Grote locaties moeten er ook zijn, vinden de leden van het Kansenmakersteam, want er is nu een groot tekort aan opvangplekken. ‘Dat zijn lastige vraagstukken’, zegt Kees Diepeveen. ‘Terwijl wij bezig zijn met een duurzaam en stabiel opvanglandschap, zijn we dagelijks vooral druk met noodopvang op de korte termijn. Daar moeten we niet in blijven hangen.’ Volgens hem kan de Spreidingswet daarvoor zorgen. ‘Die is heel erg nodig om rust te creëren.’

Ruben Cales wil het liefst nog verder gaan. ‘We zijn gebonden aan bestaande ruimtelijke procedures. Het zou mooi zijn als er een soort crisis- en herstelwet kan komen met meer ruimtelijke instrumenten die het mogelijk maken om voor eens en altijd uit de crisis te blijven.’

Daan Vermeulen wil daar niet op wachten.
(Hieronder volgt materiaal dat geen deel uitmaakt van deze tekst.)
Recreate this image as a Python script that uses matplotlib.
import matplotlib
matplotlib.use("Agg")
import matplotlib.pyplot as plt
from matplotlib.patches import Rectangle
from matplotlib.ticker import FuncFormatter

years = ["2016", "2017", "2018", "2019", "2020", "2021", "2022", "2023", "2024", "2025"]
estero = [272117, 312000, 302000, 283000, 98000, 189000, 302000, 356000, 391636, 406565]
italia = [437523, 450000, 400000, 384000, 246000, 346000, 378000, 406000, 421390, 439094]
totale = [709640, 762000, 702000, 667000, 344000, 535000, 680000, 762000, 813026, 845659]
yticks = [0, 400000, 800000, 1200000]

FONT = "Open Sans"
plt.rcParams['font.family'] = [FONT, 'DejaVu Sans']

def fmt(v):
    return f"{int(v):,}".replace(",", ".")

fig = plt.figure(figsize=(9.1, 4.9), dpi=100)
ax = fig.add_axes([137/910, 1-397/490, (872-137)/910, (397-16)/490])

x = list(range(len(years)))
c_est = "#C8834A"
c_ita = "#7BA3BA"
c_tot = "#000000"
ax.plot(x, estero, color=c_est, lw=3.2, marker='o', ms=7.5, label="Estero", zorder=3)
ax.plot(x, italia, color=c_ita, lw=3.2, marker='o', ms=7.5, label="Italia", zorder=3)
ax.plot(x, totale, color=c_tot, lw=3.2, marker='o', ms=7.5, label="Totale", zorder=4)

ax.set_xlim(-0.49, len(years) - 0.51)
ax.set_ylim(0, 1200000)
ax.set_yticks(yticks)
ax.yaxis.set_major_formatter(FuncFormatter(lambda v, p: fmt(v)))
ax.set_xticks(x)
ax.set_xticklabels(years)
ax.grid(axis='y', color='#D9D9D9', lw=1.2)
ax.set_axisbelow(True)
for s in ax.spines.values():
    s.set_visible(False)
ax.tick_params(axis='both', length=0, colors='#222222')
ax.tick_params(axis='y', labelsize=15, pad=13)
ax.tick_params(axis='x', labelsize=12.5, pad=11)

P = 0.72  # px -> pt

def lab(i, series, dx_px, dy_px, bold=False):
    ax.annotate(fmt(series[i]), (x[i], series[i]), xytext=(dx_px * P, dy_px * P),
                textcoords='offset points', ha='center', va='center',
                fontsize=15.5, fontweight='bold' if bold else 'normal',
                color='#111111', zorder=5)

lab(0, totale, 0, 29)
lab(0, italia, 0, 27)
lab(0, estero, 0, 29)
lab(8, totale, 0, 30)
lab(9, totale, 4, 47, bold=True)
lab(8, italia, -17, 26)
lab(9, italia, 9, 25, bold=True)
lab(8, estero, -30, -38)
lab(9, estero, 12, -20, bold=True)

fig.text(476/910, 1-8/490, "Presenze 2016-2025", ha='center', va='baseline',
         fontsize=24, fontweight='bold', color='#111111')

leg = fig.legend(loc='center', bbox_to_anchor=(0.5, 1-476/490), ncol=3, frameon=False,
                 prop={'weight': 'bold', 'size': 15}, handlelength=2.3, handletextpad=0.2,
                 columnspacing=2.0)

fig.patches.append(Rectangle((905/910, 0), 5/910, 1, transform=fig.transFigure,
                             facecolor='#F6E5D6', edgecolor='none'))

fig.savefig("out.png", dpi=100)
De wethouder ziet een snellere oplossing in beter communiceren naar omwonenden. ‘Wees volstrekt helder waarover inwoners mee mogen praten en waarover niet.’ Kortom: het besluit staat vast, maar over de invulling is te praten. Dat kan dan weer leiden tot een nieuw Plan Einstein.